There is no meaningful universal benchmark for CPH because the figure varies enormously based on call type, average handle time, and occupancy environment. A contact centre handling short transactional calls might see CPH in the 20–40 range; a complex technical support operation might see 6–12. The number is only useful when compared within the same context — same call type, similar occupancy levels, similar shift conditions. Comparing CPH across different environments without adjustment is not meaningful.
Is CPH the same as calls per hour productivity?
CPH measures throughput — how many calls were handled per hour. Productivity is a broader concept that encompasses both volume and quality. High CPH with poor first contact resolution, low CSAT, and high repeat call rates is not productive — it is expensive. True productivity in a contact centre requires measuring both the rate of work (TCPH is better than CPH for this) and the quality of outcomes.

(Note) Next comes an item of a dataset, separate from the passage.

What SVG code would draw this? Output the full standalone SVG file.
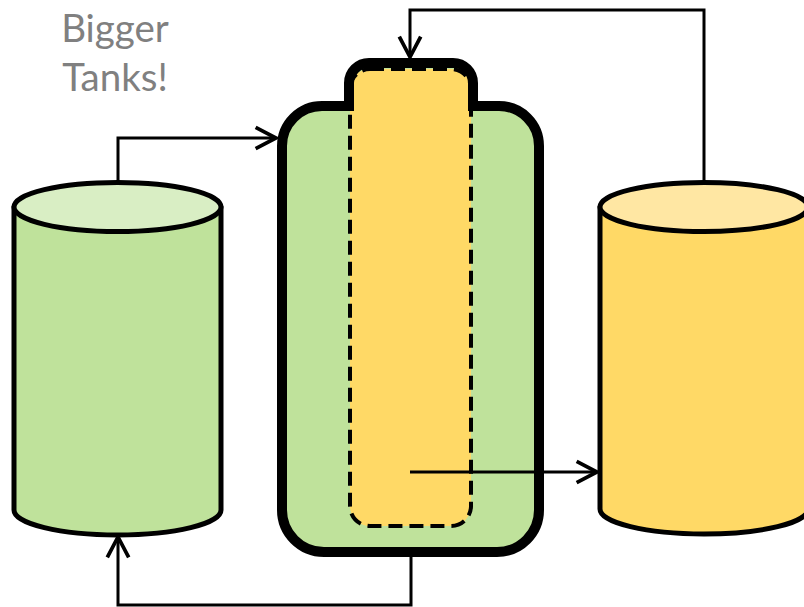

Can I use CPH to compare agents on different shifts?
Not meaningfully — not without occupancy adjustment. An agent on a peak morning shift will almost always have higher CPH than an agent on a quiet overnight shift, regardless of how they are performing. To compare agents fairly across different shifts or locations, use True Calls Per Hour (TCPH), which normalises for the occupancy environment each agent worked in.

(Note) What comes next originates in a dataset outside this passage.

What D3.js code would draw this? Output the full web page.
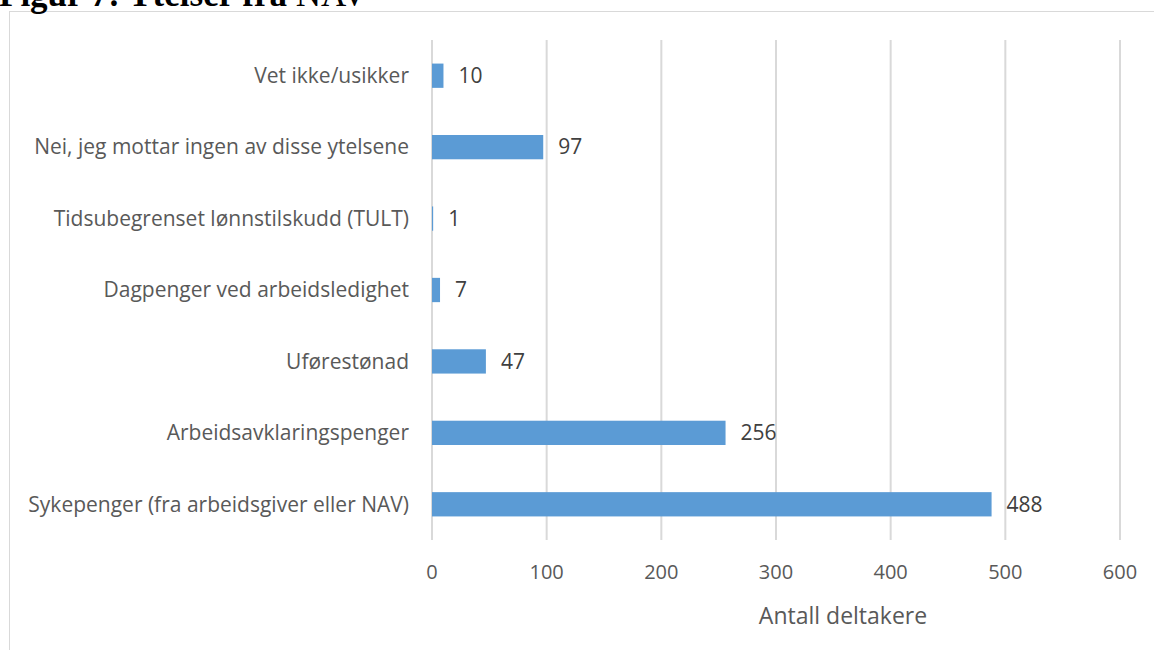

What is the difference between CPH and TCPH?
CPH is calls handled divided by signed-on time — a raw count. TCPH is calls handled divided by the occupancy rate — a normalised rate that removes the influence of how busy the environment was. Two agents can have very different CPH figures but the same TCPH, meaning they were working at the same rate in different occupancy environments. TCPH is the fairer measure for cross-shift and cross-site comparison. See the full TCPH guide for detail.
Should CPH be a KPI for contact centre agents?

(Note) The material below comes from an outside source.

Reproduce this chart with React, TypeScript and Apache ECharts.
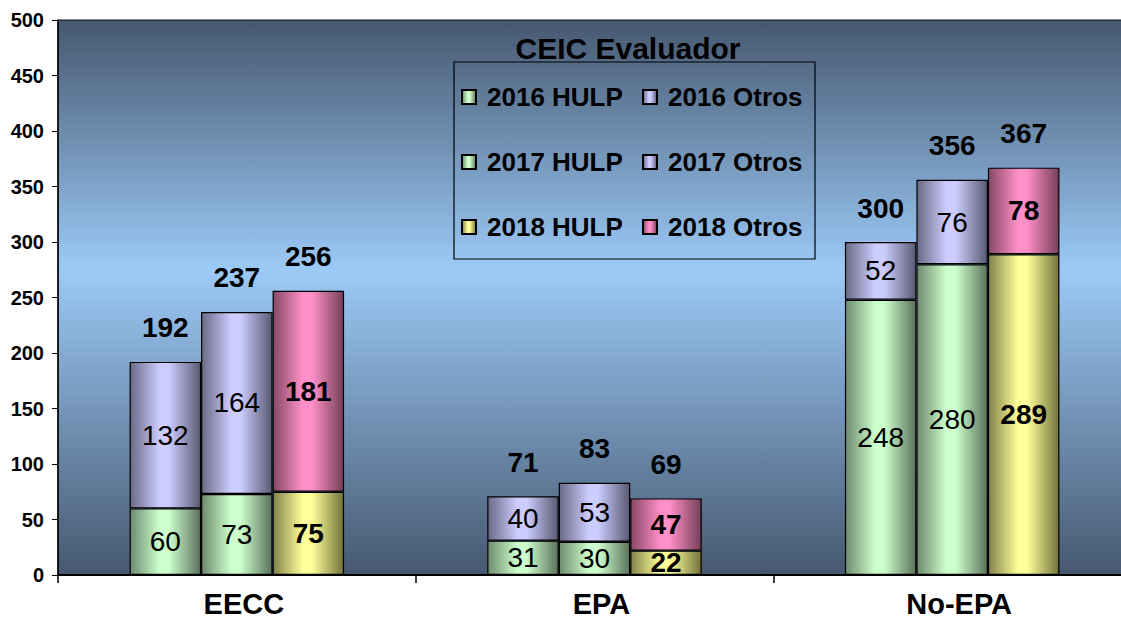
import React, { useEffect, useRef } from "react";
import * as echarts from "echarts";

const categories = ["EECC", "EPA", "No-EPA"];
const hulp2016 = [60, 31, 248];
const otros2016 = [132, 40, 52];
const hulp2017 = [73, 30, 280];
const otros2017 = [164, 53, 76];
const hulp2018 = [75, 22, 289];
const otros2018 = [181, 47, 78];
const yTicks = { min: 0, max: 500, interval: 50 };

const FONT = "'Liberation Sans', Arial, sans-serif";

function hGrad(dark: string, light: string, darker: string) {
  return new echarts.graphic.LinearGradient(0, 0, 1, 0, [
    { offset: 0, color: dark },
    { offset: 0.42, color: light },
    { offset: 0.55, color: light },
    { offset: 1, color: darker },
  ]);
}

const GREEN = () => hGrad("#6f8a6f", "#ccffcc", "#5b725b");
const LAV = () => hGrad("#6a6a86", "#ccccff", "#5a5a74");
const YEL = () => hGrad("#82824a", "#ffff99", "#72723d");
const PINK = () => hGrad("#874866", "#ff8fc8", "#753f58");

export default function App() {
  const ref = useRef<HTMLDivElement>(null);
  useEffect(() => {
    document.body.style.margin = "0";
    const chart = echarts.init(ref.current!, null, { renderer: "svg" });
    const insideLabel = (bold: boolean) => ({
      show: true,
      position: "inside" as const,
      color: "#000",
      fontFamily: FONT,
      fontSize: 28,
      fontWeight: bold ? ("bold" as const) : ("normal" as const),
    });
    const seg = (name: string, data: number[], stack: string, color: any, bold: boolean) => ({
      type: "bar",
      name,
      stack,
      data,
      barWidth: 71.5,
      barGap: "0%",
      itemStyle: { color, borderColor: "#000", borderWidth: 1.2 },
      label: insideLabel(bold),
    });
    const total = (stack: string, a: number[], b: number[]) => ({
      type: "bar",
      name: stack + "-total",
      stack,
      data: a.map(() => 0),
      barWidth: 71.5,
      barGap: "0%",
      itemStyle: { color: "transparent", borderWidth: 0 },
      label: {
        show: true,
        position: "top",
        distance: 20,
        color: "#000",
        fontFamily: FONT,
        fontSize: 28,
        fontWeight: "bold",
        formatter: (p: any) => String(a[p.dataIndex] + b[p.dataIndex]),
      },
    });
    const legendBase = {
      orient: "vertical",
      top: 82,
      padding: 0,
      icon: "rect",
      itemWidth: 14,
      itemHeight: 14,
      itemGap: 35,
      textStyle: {
        fontFamily: FONT,
        fontSize: 26,
        fontWeight: "bold",
        color: "#000",
        lineHeight: 30,
        padding: [0, 0, 0, 6],
      },
    };
    chart.setOption({
      animation: false,
      grid: {
        left: 58,
        top: 20,
        width: 1073,
        bottom: 46,
        outerBoundsMode: "none",
        show: true,
        borderColor: "#111",
        borderWidth: 1,
        backgroundColor: new echarts.graphic.LinearGradient(0, 0, 0, 1, [
          { offset: 0, color: "#465870" },
          { offset: 0.45, color: "#9ccaf7" },
          { offset: 1, color: "#465870" },
        ]),
      },
      legend: [
        { ...legendBase, left: 461, data: ["2016 HULP", "2017 HULP", "2018 HULP"] },
        { ...legendBase, left: 642, data: ["2016 Otros", "2017 Otros", "2018 Otros"] },
      ],
      graphic: [
        {
          type: "rect",
          shape: { x: 454, y: 62, width: 361, height: 197 },
          style: { fill: "transparent", stroke: "#000", lineWidth: 1.2 },
          z: 100,
        },
        {
          type: "text",
          x: 628,
          y: 48,
          style: {
            text: "CEIC Evaluador",
            fontFamily: FONT,
            fontSize: 30,
            fontWeight: "bold",
            fill: "#000",
            align: "center",
            verticalAlign: "middle",
          },
          z: 100,
        },
      ],
      xAxis: {
        type: "category",
        data: categories,
        axisLine: { lineStyle: { color: "#000", width: 2 } },
        axisTick: { show: true, length: 8, lineStyle: { color: "#000", width: 1.5 } },
        axisLabel: {
          fontFamily: FONT,
          fontSize: 29,
          fontWeight: "bold",
          color: "#000",
          lineHeight: 24,
          padding: [0, 0, 0, 14],
          margin: 17,
        },
      },
      yAxis: {
        type: "value",
        min: yTicks.min,
        max: yTicks.max,
        interval: yTicks.interval,
        splitLine: { show: false },
        axisLine: { show: true, lineStyle: { color: "#000", width: 1.5 } },
        axisTick: { show: true, length: 6, lineStyle: { color: "#000" } },
        axisLabel: {
          fontFamily: FONT,
          fontSize: 20,
          fontWeight: "bold",
          color: "#000",
          margin: 14,
        },
      },
      series: [
        seg("2016 HULP", hulp2016, "s2016", GREEN(), false),
        seg("2016 Otros", otros2016, "s2016", LAV(), false),
        total("s2016", hulp2016, otros2016),
        seg("2017 HULP", hulp2017, "s2017", GREEN(), false),
        seg("2017 Otros", otros2017, "s2017", LAV(), false),
        total("s2017", hulp2017, otros2017),
        seg("2018 HULP", hulp2018, "s2018", YEL(), true),
        seg("2018 Otros", otros2018, "s2018", PINK(), true),
        total("s2018", hulp2018, otros2018),
      ],
    });
    return () => chart.dispose();
  }, []);
  return <div ref={ref} style={{ width: 1121, height: 621 }} />;
}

No — not as a standalone individual KPI for inbound service level-based contacts. Agents do not control how many inbound calls they receive. Setting CPH as a personal target creates pressure to rush calls, cut conversations short, and prioritise volume over quality. The best contact centres do not target agents on call quantity for inbound contacts. If you want to measure productivity fairly, use TCPH alongside quality and outcome data with a defined Quality Range.
Where to Next
Summary: Calls Per Hour
Calls Per Hour is a simple measure of agent throughput — total calls handled divided by signed-on time. It is easy to calculate, easy to report, and widely used. It is also widely misused as an individual performance target in contexts where it is neither fair nor meaningful.
For inbound service level-based contacts, agents do not control how many calls arrive. CPH is driven by occupancy, shift timing, team size, and random call arrival patterns. Targeting agents on raw CPH creates pressure to rush calls and prioritise volume over quality — the opposite of what good contact centre management should achieve.
The better alternative is True Calls Per Hour (TCPH) — which normalises call counts for occupancy and, when combined with a defined Quality Range and quality monitoring data, provides a genuinely useful picture of how productively agents are working. Use CPH for operational reporting at the team level. Leave it off individual agent scorecards.